» DIRECTIVE
From the entries below, extract every line that includes the word "this".

» TASK MATERIAL
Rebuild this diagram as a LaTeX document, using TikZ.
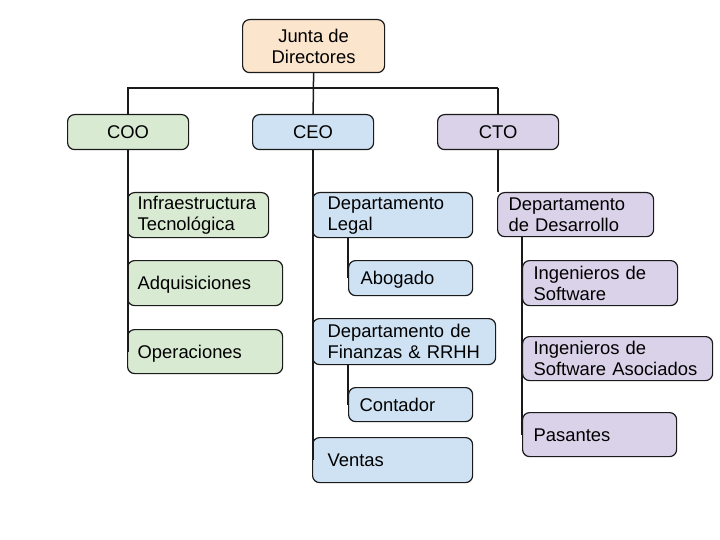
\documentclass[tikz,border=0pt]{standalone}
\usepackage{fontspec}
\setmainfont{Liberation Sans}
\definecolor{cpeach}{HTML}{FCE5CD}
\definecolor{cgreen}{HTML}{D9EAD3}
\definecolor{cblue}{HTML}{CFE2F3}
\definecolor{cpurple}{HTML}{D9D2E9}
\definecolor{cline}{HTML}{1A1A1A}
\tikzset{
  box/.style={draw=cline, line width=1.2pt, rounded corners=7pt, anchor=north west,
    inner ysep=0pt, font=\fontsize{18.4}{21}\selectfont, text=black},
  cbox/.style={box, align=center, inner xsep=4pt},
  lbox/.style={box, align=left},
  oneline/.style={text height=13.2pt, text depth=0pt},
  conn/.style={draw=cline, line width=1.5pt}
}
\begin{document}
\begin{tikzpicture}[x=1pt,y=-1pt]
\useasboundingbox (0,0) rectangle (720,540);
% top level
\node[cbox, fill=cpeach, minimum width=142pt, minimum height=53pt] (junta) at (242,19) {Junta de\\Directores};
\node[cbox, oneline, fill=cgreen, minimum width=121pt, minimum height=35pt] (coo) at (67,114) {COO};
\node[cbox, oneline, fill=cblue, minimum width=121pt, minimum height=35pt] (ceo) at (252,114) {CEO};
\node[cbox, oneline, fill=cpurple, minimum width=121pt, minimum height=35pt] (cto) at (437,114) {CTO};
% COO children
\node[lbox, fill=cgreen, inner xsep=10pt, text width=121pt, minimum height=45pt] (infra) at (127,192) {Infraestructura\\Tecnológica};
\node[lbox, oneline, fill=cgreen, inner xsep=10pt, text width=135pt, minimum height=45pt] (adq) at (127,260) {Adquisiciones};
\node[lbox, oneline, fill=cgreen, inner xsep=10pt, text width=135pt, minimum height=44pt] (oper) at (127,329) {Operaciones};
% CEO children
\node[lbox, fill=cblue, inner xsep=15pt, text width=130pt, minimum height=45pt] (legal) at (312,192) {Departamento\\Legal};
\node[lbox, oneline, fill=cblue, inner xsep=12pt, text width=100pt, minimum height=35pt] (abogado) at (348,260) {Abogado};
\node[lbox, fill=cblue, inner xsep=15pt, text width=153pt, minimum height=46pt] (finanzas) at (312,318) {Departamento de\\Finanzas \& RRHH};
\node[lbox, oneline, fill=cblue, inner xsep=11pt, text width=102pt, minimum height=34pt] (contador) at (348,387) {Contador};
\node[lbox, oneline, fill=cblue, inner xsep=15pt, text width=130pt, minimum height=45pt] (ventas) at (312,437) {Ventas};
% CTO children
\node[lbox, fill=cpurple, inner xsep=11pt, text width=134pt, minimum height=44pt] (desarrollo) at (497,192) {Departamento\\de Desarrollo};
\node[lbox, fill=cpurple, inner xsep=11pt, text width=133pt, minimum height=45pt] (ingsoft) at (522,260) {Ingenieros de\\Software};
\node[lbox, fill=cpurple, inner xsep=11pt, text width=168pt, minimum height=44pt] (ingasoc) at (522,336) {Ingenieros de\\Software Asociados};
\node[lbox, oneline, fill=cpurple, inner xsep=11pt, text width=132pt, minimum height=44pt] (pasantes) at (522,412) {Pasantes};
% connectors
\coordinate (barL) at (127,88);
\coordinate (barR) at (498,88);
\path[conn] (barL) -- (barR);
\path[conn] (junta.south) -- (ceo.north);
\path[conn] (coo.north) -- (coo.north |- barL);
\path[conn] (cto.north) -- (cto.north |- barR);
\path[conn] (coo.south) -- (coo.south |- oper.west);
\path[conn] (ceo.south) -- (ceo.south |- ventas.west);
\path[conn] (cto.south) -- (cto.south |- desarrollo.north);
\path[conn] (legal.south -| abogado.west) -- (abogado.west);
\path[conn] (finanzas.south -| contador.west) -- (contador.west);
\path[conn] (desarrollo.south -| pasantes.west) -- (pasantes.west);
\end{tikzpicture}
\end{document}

==

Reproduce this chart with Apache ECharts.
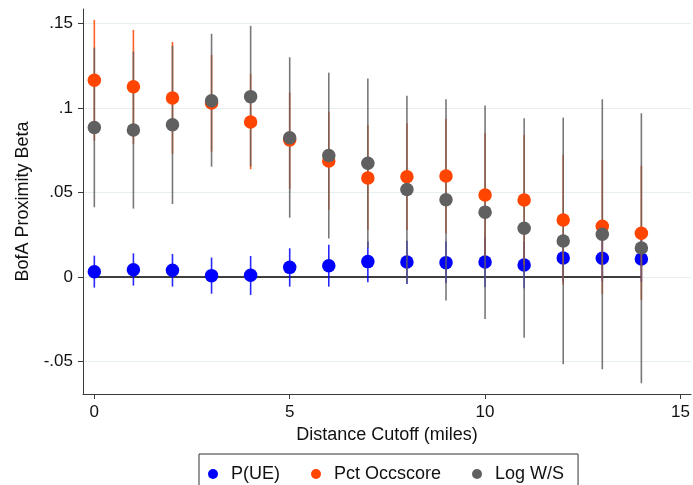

» EXERCISE OUTPUT
Rebuild this diagram as a LaTeX document, using TikZ.
Reproduce this chart with Apache ECharts.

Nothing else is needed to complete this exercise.